Philadelphia has gotten into the bad habit of simply raising taxes – on its citizens, businesses, and anyone else with the ability to pay – whenever it needs money or wants to fund some “program.” The soda tax is a prime example. The city needed money for its general fund so it enacted a tax the negatively effects nearly every citizen. Oh, and City Hall said it was for Pre-K – a good goal – but only a small portion of the proceeds went to fund the program.
Fight New Taxes and Increases in Existing Taxes
Probably the biggest reason for decimation of Philadelphia’s tax base has been the jobs chased out of the city by our high tax rates and our irrational tax structure. Our current tax structure is perfect for mid-19th Century Philadelphia. At that time, the economy of the city was driven by manufacturing. Manufacturing businesses had to be along the river or rail lines and within walking distance from their workforce. Manufacturing was very labor intensive. There was no moving your factory to Blue Bell. Taxing jobs and businesses made some sense.

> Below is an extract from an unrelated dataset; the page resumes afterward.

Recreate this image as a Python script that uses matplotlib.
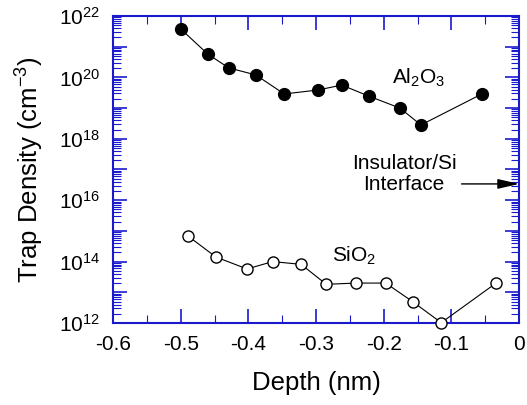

The economics of the region changed but our tax structure did not evolve. We have a more mobile economy and service industries have become dominant, while less manufacturing takes place. Drive down City Line Avenue to see what happened.
We need a tax structure that will keep businesses in Philadelphia, while not placing the burden too heavily on one group or industry. Our current City Council has decided to place the city’s financial burden on some groups and industries while selecting other groups and industries for tax benefits. For example, Philadelphia taxes soda and cigarettes on one hand, and provides corporate welfare like tax increment financing and the tax abatement on the other. Taxes should be broad based rather than targeting specific businesses.
Reduce Tax Rates to Attract Jobs
Tax rates also need to be reduced, particularly the wage and business taxes. Simple theory of economics: if you tax something you get less of it. Tax wages and business and jobs leave the city. While we have seen some incremental decreases in the wage tax, the progress has been much too slow. Nevertheless, we now have more wage tax revenue than we did when the rate was higher, and although it is not so simple as to attribute that rise to lowering the Wage Tax, it was certainly a factor. Mayor Nutter and Kenney stopped that progress and went on a tax-raising rampage, as the citizens of this city know all too well.
We need to go back to a predictable plan to lower the wage tax. It has to be incremental, but faster than the past decreases under Rendell/Street.